Não é fácil mudar a visão de mundo do macho alfa, mas a boa notícia é que houve notáveis avanços nos últimos anos. Alguns deles se devem às conquistas de outros movimentos que questionam a ridícula posição de superioridade defendida pelo velho homem. “As novas ondas feministas, o feminismo negro, o transfeminismo, as lutas periféricas e os movimentos dos povos originários são fundamentais para, de fato, enfrentar a hegemonia masculina”, afirma João Silvério Trevisan, autor de Seis Balas num Buraco Só: a Crise do Masculino, obra seminal sobre o tema lançada originalmente em 1998 e reeditada em 2021. “A questão do masculino tóxico é muito mais grave do que se está falando, porque perpassa todas as lutas. E, muitas vezes, quando se sente acuado, o masculino tóxico busca a violência”, diz Trevisan.
O problema é que faltam exemplos do que deveria ser o novo homem, enquanto sobram, especialmente na cultura pop, referências do macho alfa ideal, datado, que já não pode mais prevalecer. Basta lembrar de Sean Connery como o agente James Bond no cinema. Ele sempre está rodeado de mulheres, agindo como se o mundo girasse ao seu redor. Hoje em dia, são poucas as celebridades que destoam do estereótipo. Uma delas é Rodrigo Hilbert, que faz crochê, cozinha e discute masculinidade tóxica. O influenciador Hugo Merchan está no mesmo time. “Nunca fui um macho alfa”, afirma. “Tentei seguir os padrões, até para evitar as humilhações que sofria, mas não deu certo pra mim.” Merchan tem mais de 300 000 seguidores nas redes sociais, o que mostra que há espaço para esse tipo de discussão.
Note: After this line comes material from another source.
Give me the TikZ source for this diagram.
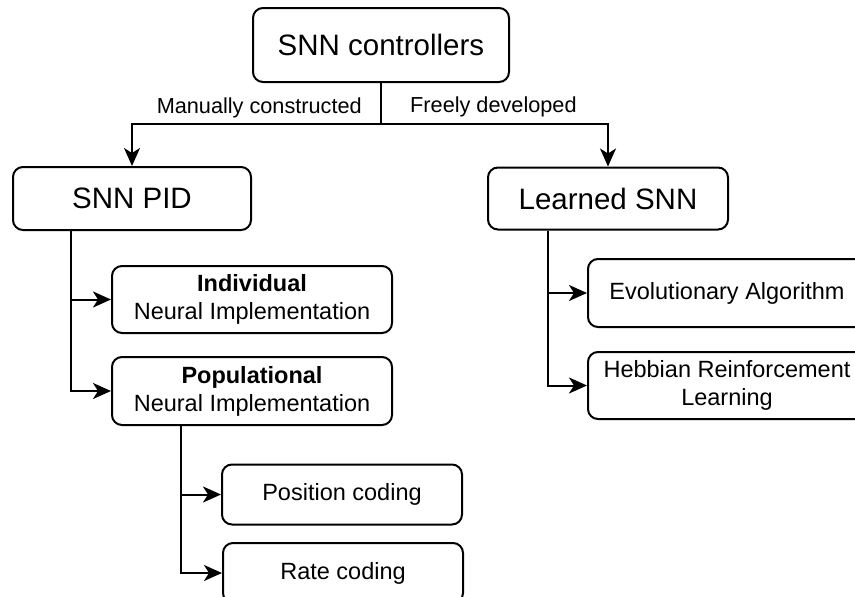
\documentclass[tikz,border=0pt]{standalone}
\usepackage{fontspec}
\setmainfont{Liberation Sans}
\usetikzlibrary{arrows.meta,positioning,calc}
\definecolor{lineblk}{RGB}{0,0,0}
\tikzset{
  rootbox/.style={draw=lineblk, line width=2pt, rounded corners=10pt, fill=white,
              align=center, font=\fontsize{29.5}{34}\selectfont, inner sep=0pt},
  subbox/.style={draw=lineblk, line width=2pt, rounded corners=10pt, fill=white,
              align=center, font=\fontsize{23.5}{28}\selectfont, inner sep=0pt},
  brarr/.style={-{Stealth[length=18pt,width=16pt,inset=5pt]}, lineblk, line width=2pt},
  elab/.style={font=\fontsize{21.7}{26}\selectfont, inner sep=0pt},
}
\begin{document}
\begin{tikzpicture}[x=1pt,y=-1pt]
    \useasboundingbox (0,0) rectangle (855,597);
    \clip (0,0) rectangle (855,597);
    \fill[white] (0,0) rectangle (855,597);
    % top level
    \node[rootbox, minimum width=256pt, minimum height=74pt] (ctrl) at (381,45) {SNN controllers};
    \node[rootbox, minimum width=238pt, minimum height=63pt] (pid) at (132,198.5) {SNN PID};
    \node[rootbox, minimum width=240pt, minimum height=62pt] (lrn) at (608,198.5) {Learned SNN};
    \coordinate (split) at (381,124);
    \draw[brarr] (ctrl.south) -- (split) -| (pid.north);
    \draw[brarr] (split) -| (lrn.north);
    \node[elab, anchor=east] (manu) at ([shift={(-19,-16)}]split) {Manually constructed};
    \node[elab, anchor=west] (free) at ([shift={(29,-17)}]split) {Freely developed};
    % PID branch
    \node[subbox, minimum width=280pt, minimum height=67pt] (indiv) at (252,299.5)
         {\textbf{Individual}\\Neural Implementation};
    \node[subbox, minimum width=280pt, minimum height=68pt] (popul) at (252,391)
         {\textbf{Populational}\\Neural Implementation};
    \draw[brarr] ([xshift=59pt]pid.south west) |- (indiv.west);
    \draw[brarr] ([xshift=59pt]pid.south west) |- (popul.west);
    % coding schemes
    \node[subbox, minimum width=240pt, minimum height=60pt] (pos) at (342,494.5) {Position coding};
    \node[subbox, minimum width=240pt, minimum height=60pt] (rate) at (343,573) {Rate coding};
    \draw[brarr] ([xshift=70pt]popul.south west) |- (pos.west);
    \draw[brarr] ([xshift=70pt]popul.south west) |- (rate.west);
    % learned branch
    \node[subbox, minimum width=278pt, minimum height=68pt] (evol) at (727,293) {Evolutionary Algorithm};
    \node[subbox, minimum width=278pt, minimum height=67pt] (hebb) at (727,385.5)
         {Hebbian Reinforcement\\Learning};
    \draw[brarr] ([xshift=61pt]lrn.south west) |- (evol.west);
    \draw[brarr] ([xshift=61pt]lrn.south west) |- (hebb.west);
\end{tikzpicture}
\end{document}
Como os homens devem se comportar nestes novos tempos? É fundamental reconhecer comportamentos preconceituosos, ouvir o que especialistas dizem e buscar modelos de masculinidade mais saudáveis. Felizmente, os papéis de homens e mulheres não são mais os mesmos de décadas atrás. O mundo mudou para melhor — e isso é ótimo para todos os gêneros.